Task to complete -
Your task is to copy the listing exactly, with the pictures left out.

+ + +

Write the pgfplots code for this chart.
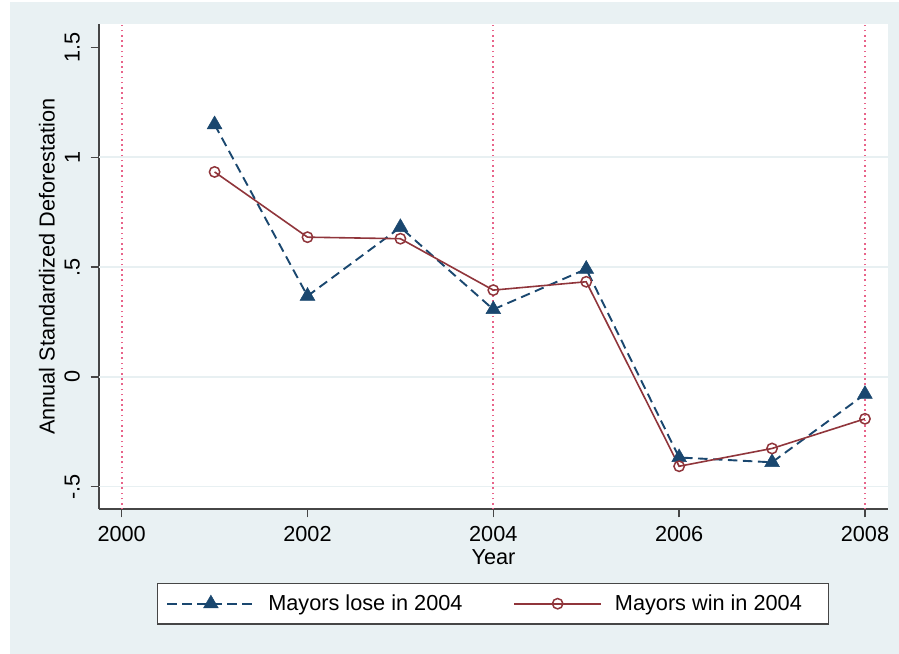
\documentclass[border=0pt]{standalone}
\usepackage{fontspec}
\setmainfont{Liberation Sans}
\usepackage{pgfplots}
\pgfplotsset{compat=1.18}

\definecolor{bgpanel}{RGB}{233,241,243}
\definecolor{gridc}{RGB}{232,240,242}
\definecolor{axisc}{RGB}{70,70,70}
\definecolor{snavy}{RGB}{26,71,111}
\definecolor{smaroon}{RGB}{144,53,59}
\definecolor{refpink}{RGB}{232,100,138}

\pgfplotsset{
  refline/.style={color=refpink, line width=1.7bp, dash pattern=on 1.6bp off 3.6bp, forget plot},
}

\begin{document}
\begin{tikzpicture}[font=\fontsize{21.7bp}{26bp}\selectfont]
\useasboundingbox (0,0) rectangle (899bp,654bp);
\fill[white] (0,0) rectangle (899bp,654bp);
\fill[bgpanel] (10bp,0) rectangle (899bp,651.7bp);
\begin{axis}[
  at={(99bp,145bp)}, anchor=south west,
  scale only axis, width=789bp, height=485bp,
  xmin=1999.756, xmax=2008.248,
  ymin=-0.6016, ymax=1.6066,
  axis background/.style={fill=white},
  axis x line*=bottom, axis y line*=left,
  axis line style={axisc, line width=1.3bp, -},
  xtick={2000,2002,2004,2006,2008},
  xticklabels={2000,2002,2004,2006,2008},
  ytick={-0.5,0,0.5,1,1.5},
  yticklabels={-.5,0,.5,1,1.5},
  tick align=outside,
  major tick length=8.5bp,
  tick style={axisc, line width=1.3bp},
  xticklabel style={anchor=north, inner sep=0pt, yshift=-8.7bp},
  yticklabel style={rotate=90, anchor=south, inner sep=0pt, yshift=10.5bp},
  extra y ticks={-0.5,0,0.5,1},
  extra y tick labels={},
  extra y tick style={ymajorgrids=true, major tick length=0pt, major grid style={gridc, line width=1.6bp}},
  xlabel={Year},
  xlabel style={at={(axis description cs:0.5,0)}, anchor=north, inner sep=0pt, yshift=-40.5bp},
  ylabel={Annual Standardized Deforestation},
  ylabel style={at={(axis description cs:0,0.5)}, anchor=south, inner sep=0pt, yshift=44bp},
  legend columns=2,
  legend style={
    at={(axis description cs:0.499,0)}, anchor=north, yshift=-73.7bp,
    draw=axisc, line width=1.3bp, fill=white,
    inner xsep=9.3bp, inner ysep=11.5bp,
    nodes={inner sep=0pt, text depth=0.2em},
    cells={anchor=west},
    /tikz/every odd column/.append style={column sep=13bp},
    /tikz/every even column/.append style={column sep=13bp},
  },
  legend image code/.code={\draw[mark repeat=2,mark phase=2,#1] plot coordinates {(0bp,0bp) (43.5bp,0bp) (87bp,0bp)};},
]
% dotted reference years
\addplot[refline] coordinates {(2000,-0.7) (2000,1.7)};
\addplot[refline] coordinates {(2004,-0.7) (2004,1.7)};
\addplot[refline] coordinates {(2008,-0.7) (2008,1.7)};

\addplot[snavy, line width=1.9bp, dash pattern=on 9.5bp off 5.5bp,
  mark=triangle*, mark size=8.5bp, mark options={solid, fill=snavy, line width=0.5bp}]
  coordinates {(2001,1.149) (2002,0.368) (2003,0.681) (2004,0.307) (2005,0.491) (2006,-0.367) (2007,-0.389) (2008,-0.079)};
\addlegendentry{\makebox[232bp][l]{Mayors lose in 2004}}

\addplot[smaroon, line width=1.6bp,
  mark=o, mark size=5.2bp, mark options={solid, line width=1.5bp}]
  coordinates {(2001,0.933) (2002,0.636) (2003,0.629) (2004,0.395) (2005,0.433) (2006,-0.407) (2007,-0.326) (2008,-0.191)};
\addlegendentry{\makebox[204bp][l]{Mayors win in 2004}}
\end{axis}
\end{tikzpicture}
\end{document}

+ + +

Response to this exercise -
Write the pgfplots code for this chart.
\documentclass[border=0pt]{standalone}
\usepackage{fontspec}
\setmainfont{Liberation Sans}
\usepackage{pgfplots}
\pgfplotsset{compat=1.18}

\definecolor{bgpanel}{RGB}{233,241,243}
\definecolor{gridc}{RGB}{232,240,242}
\definecolor{axisc}{RGB}{70,70,70}
\definecolor{snavy}{RGB}{26,71,111}
\definecolor{smaroon}{RGB}{144,53,59}
\definecolor{refpink}{RGB}{232,100,138}

\pgfplotsset{
  refline/.style={color=refpink, line width=1.7bp, dash pattern=on 1.6bp off 3.6bp, forget plot},
}

\begin{document}
\begin{tikzpicture}[font=\fontsize{21.7bp}{26bp}\selectfont]
\useasboundingbox (0,0) rectangle (899bp,654bp);
\fill[white] (0,0) rectangle (899bp,654bp);
\fill[bgpanel] (10bp,0) rectangle (899bp,651.7bp);
\begin{axis}[
  at={(99bp,145bp)}, anchor=south west,
  scale only axis, width=789bp, height=485bp,
  xmin=1999.756, xmax=2008.248,
  ymin=-0.6016, ymax=1.6066,
  axis background/.style={fill=white},
  axis x line*=bottom, axis y line*=left,
  axis line style={axisc, line width=1.3bp, -},
  xtick={2000,2002,2004,2006,2008},
  xticklabels={2000,2002,2004,2006,2008},
  ytick={-0.5,0,0.5,1,1.5},
  yticklabels={-.5,0,.5,1,1.5},
  tick align=outside,
  major tick length=8.5bp,
  tick style={axisc, line width=1.3bp},
  xticklabel style={anchor=north, inner sep=0pt, yshift=-8.7bp},
  yticklabel style={rotate=90, anchor=south, inner sep=0pt, yshift=10.5bp},
  extra y ticks={-0.5,0,0.5,1},
  extra y tick labels={},
  extra y tick style={ymajorgrids=true, major tick length=0pt, major grid style={gridc, line width=1.6bp}},
  xlabel={Year},
  xlabel style={at={(axis description cs:0.5,0)}, anchor=north, inner sep=0pt, yshift=-40.5bp},
  ylabel={Annual Standardized Deforestation},
  ylabel style={at={(axis description cs:0,0.5)}, anchor=south, inner sep=0pt, yshift=44bp},
  legend columns=2,
  legend style={
    at={(axis description cs:0.499,0)}, anchor=north, yshift=-73.7bp,
    draw=axisc, line width=1.3bp, fill=white,
    inner xsep=9.3bp, inner ysep=11.5bp,
    nodes={inner sep=0pt, text depth=0.2em},
    cells={anchor=west},
    /tikz/every odd column/.append style={column sep=13bp},
    /tikz/every even column/.append style={column sep=13bp},
  },
  legend image code/.code={\draw[mark repeat=2,mark phase=2,#1] plot coordinates {(0bp,0bp) (43.5bp,0bp) (87bp,0bp)};},
]
% dotted reference years
\addplot[refline] coordinates {(2000,-0.7) (2000,1.7)};
\addplot[refline] coordinates {(2004,-0.7) (2004,1.7)};
\addplot[refline] coordinates {(2008,-0.7) (2008,1.7)};

\addplot[snavy, line width=1.9bp, dash pattern=on 9.5bp off 5.5bp,
  mark=triangle*, mark size=8.5bp, mark options={solid, fill=snavy, line width=0.5bp}]
  coordinates {(2001,1.149) (2002,0.368) (2003,0.681) (2004,0.307) (2005,0.491) (2006,-0.367) (2007,-0.389) (2008,-0.079)};
\addlegendentry{\makebox[232bp][l]{Mayors lose in 2004}}

\addplot[smaroon, line width=1.6bp,
  mark=o, mark size=5.2bp, mark options={solid, line width=1.5bp}]
  coordinates {(2001,0.933) (2002,0.636) (2003,0.629) (2004,0.395) (2005,0.433) (2006,-0.407) (2007,-0.326) (2008,-0.191)};
\addlegendentry{\makebox[204bp][l]{Mayors win in 2004}}
\end{axis}
\end{tikzpicture}
\end{document}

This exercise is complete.